BEGIN MATERIAL PROVIDED

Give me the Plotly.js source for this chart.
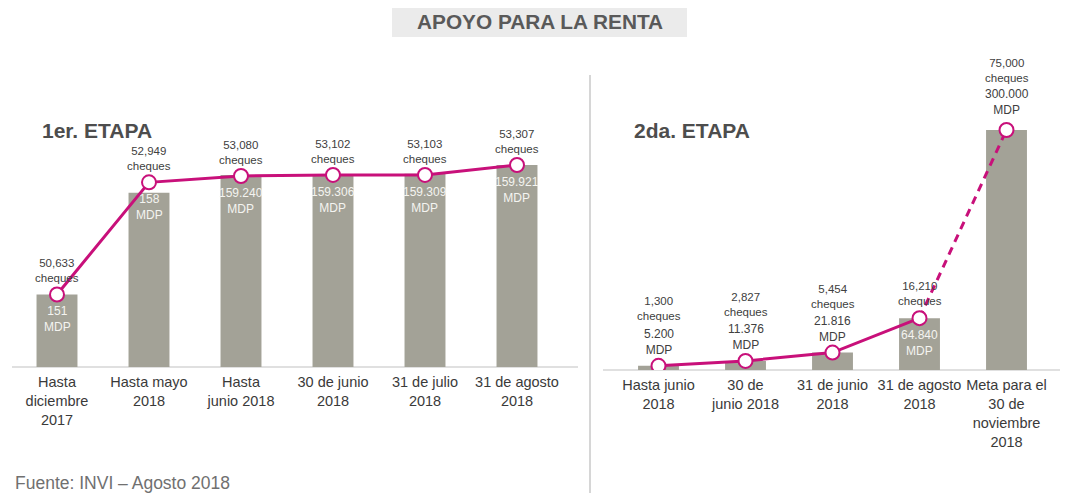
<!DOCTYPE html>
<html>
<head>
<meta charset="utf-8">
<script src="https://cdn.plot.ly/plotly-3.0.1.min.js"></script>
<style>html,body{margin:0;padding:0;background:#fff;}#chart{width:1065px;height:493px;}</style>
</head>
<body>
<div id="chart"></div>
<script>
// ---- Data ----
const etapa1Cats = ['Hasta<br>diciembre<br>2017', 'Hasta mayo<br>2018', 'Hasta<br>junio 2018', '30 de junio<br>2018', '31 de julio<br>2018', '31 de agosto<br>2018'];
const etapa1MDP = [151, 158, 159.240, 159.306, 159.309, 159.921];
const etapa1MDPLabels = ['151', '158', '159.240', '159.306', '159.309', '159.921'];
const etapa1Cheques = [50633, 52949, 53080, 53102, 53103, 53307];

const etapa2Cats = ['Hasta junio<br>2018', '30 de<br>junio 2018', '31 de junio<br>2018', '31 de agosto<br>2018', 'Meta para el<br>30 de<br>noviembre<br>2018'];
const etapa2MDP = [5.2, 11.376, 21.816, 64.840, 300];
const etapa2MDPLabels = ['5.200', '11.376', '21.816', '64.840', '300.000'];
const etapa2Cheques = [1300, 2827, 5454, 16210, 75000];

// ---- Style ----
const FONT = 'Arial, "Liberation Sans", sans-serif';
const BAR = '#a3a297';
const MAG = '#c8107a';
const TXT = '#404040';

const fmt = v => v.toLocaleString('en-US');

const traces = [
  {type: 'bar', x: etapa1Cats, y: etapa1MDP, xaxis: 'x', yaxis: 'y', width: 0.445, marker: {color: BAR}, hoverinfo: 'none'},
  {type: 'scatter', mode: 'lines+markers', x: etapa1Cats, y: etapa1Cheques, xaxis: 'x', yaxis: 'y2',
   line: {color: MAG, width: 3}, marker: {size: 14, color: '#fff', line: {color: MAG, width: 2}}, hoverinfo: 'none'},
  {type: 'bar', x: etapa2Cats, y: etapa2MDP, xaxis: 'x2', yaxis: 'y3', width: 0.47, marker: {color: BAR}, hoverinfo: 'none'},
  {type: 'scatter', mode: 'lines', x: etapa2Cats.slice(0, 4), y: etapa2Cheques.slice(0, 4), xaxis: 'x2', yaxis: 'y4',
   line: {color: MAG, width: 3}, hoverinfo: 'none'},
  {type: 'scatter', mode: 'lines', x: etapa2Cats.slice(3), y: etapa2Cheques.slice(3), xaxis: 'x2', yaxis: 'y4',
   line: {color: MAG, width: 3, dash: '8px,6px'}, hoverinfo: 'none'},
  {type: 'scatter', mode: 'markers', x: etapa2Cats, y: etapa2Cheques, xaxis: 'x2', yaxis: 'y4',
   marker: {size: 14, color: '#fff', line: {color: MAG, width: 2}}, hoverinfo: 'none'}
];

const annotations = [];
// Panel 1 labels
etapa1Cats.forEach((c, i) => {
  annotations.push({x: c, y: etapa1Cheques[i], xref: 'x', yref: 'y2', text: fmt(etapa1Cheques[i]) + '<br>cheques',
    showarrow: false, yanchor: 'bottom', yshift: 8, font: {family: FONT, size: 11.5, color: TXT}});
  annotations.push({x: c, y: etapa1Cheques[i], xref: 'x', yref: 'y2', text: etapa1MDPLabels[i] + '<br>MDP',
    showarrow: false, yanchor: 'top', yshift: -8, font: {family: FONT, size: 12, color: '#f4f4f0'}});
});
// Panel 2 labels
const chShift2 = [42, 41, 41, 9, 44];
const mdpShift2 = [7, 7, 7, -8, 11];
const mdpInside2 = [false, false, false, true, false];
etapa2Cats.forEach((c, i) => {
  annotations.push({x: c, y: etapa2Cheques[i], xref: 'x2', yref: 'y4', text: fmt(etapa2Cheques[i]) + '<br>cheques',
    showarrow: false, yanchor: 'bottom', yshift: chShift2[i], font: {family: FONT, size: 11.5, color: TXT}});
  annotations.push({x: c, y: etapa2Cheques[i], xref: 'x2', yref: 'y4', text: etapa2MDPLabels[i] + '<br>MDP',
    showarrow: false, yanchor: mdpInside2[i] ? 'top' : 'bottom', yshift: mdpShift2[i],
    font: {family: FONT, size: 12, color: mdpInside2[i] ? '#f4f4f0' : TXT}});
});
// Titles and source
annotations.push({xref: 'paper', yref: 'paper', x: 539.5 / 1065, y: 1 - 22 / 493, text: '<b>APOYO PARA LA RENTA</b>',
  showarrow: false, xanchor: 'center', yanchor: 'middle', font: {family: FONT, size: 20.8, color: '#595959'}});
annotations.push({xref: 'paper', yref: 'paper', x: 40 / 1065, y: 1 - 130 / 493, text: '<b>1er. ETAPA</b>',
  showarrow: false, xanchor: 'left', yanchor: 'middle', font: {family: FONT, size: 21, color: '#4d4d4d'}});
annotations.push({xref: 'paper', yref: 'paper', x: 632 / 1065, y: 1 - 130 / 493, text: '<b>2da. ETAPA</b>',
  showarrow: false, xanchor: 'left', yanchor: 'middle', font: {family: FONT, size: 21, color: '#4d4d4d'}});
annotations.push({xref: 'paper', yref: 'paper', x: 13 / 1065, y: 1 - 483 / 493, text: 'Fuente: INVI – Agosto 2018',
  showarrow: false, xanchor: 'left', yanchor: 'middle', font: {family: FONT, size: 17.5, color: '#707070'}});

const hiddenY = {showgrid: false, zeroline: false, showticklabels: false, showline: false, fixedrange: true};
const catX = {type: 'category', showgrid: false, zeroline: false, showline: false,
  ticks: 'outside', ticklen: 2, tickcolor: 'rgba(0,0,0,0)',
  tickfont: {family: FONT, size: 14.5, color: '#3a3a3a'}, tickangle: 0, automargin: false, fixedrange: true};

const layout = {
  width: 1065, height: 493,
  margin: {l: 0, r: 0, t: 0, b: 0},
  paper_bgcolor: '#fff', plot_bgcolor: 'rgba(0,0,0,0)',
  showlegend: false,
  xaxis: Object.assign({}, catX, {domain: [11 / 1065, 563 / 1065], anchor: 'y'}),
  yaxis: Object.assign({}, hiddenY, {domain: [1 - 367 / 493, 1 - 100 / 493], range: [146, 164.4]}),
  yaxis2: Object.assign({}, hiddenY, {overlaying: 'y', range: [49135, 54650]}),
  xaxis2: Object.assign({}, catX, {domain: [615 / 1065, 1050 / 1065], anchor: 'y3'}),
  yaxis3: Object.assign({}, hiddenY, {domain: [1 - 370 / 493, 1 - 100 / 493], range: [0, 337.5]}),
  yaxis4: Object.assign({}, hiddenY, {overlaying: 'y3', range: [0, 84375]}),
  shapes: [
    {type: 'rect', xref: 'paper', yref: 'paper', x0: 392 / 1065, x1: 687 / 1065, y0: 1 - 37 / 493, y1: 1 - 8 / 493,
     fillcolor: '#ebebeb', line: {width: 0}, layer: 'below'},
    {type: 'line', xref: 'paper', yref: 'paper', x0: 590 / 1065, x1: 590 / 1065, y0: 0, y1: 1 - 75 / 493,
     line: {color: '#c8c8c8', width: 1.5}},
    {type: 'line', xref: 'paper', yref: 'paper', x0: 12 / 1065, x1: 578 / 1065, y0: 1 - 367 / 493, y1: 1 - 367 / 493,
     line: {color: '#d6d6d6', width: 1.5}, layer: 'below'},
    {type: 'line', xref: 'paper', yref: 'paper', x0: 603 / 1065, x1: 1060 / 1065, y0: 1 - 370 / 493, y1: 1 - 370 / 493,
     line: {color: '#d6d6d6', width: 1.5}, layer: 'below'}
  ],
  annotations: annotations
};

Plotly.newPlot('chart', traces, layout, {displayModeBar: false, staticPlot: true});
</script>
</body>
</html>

END MATERIAL PROVIDED
BEGIN MATERIAL PROVIDED

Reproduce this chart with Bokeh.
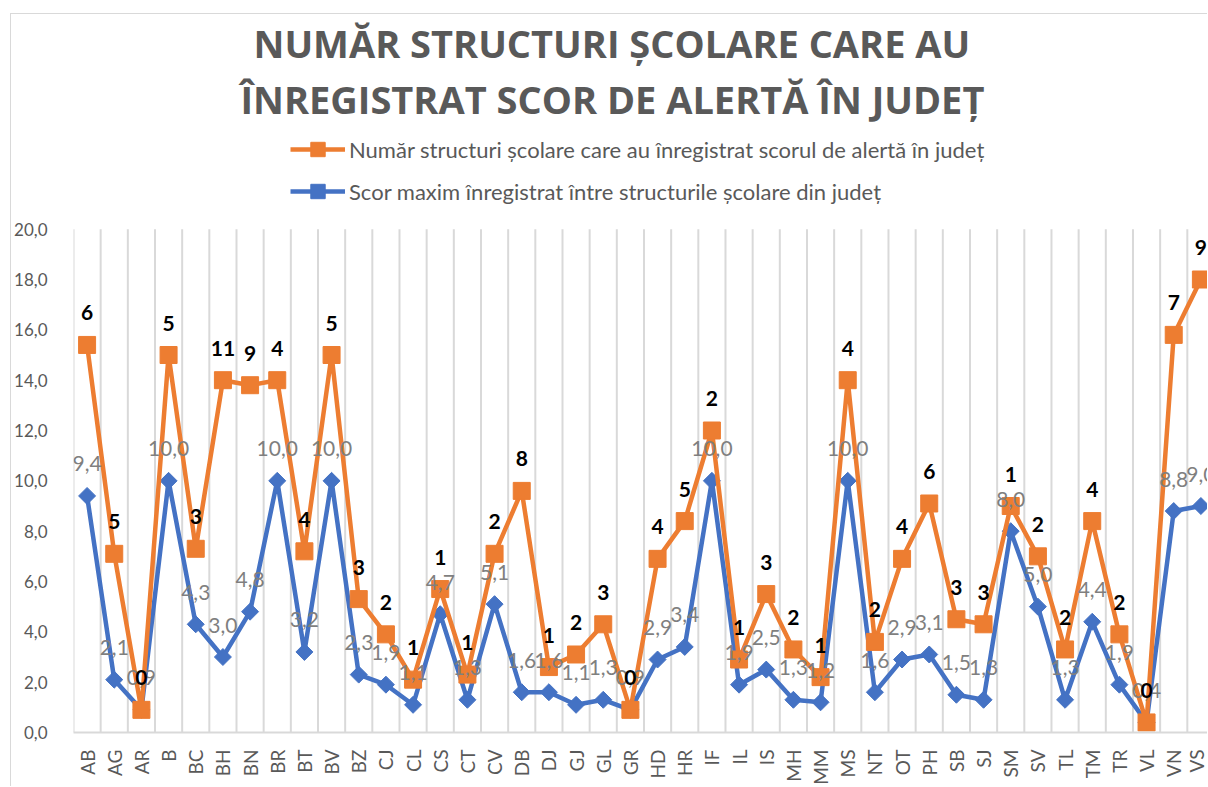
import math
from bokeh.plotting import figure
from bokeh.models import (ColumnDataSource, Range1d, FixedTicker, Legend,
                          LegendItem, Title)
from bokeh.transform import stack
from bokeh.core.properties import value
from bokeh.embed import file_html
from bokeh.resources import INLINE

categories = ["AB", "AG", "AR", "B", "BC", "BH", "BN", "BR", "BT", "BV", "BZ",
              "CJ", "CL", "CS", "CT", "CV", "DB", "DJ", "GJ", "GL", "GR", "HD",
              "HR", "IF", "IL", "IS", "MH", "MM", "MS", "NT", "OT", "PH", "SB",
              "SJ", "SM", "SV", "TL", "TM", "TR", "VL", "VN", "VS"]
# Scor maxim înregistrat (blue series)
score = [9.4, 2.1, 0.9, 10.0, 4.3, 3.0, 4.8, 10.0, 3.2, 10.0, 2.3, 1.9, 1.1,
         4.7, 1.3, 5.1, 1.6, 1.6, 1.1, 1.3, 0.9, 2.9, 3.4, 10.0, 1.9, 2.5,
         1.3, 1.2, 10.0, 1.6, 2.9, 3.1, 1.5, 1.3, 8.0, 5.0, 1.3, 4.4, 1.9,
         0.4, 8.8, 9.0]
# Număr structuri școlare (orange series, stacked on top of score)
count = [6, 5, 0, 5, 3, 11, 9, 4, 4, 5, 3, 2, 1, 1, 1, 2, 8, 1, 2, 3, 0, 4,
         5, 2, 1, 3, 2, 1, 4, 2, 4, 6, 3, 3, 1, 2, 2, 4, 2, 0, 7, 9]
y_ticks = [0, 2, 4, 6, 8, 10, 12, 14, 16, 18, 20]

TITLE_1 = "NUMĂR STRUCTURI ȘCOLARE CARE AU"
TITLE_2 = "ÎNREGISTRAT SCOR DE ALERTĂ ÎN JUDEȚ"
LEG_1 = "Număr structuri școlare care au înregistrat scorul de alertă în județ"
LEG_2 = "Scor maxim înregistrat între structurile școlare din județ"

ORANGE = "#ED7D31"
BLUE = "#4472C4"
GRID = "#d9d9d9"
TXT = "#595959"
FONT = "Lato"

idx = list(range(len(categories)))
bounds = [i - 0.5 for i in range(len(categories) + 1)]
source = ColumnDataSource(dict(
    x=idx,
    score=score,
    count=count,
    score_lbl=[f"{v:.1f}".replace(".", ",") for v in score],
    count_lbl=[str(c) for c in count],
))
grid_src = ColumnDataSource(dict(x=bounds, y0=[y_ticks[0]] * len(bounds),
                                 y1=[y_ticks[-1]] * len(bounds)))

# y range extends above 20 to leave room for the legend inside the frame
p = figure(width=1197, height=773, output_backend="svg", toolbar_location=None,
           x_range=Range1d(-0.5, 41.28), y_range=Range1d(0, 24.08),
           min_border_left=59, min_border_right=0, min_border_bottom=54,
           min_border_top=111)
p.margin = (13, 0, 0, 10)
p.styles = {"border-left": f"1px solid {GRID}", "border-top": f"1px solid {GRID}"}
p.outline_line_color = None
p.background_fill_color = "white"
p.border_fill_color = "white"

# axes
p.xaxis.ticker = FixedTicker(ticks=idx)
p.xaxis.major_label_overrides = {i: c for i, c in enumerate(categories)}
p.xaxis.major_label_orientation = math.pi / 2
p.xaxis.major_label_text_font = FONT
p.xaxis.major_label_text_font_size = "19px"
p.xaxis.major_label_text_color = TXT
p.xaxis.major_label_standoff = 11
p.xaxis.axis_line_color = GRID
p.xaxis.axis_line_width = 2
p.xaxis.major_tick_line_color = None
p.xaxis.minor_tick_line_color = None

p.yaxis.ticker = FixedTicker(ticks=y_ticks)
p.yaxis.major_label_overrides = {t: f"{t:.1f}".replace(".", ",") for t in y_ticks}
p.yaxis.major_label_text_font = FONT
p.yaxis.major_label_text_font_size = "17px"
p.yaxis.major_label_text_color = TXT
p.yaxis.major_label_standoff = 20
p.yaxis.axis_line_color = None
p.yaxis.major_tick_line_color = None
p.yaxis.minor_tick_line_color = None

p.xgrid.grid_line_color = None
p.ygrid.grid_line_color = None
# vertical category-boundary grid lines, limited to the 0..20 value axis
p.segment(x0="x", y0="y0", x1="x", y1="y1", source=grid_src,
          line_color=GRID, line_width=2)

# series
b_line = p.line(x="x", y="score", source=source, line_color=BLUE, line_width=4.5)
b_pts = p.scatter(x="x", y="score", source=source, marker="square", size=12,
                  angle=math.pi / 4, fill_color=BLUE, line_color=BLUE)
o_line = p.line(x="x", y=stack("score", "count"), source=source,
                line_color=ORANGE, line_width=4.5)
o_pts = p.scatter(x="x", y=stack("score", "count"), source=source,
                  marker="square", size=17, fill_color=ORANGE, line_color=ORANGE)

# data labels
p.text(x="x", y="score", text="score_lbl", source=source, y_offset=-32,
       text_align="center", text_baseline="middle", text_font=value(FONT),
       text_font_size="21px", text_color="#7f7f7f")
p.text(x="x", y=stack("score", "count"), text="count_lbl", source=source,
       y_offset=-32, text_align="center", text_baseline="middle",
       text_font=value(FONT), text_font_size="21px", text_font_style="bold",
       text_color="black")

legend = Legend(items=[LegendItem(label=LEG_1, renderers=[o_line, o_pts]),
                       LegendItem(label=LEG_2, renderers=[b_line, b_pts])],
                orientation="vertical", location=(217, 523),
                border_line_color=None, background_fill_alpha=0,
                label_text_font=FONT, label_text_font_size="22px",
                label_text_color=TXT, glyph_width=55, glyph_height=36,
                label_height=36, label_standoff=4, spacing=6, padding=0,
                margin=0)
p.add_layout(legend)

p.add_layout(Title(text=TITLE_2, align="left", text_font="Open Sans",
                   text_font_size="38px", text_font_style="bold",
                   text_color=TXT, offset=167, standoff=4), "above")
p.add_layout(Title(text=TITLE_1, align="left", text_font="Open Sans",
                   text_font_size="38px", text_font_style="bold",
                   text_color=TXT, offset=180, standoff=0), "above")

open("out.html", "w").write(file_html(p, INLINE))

END MATERIAL PROVIDED

**WORK TO COMPLETE**
Every line in the data that holds "chart" should be copied out.

**WRITTEN RESPONSE**
Give me the Plotly.js source for this chart.
<style>html,body{margin:0;padding:0;background:#fff;}#chart{width:1065px;height:493px;}</style>
<div id="chart"></div>
Plotly.newPlot('chart', traces, layout, {displayModeBar: false, staticPlot: true});
Reproduce this chart with Bokeh.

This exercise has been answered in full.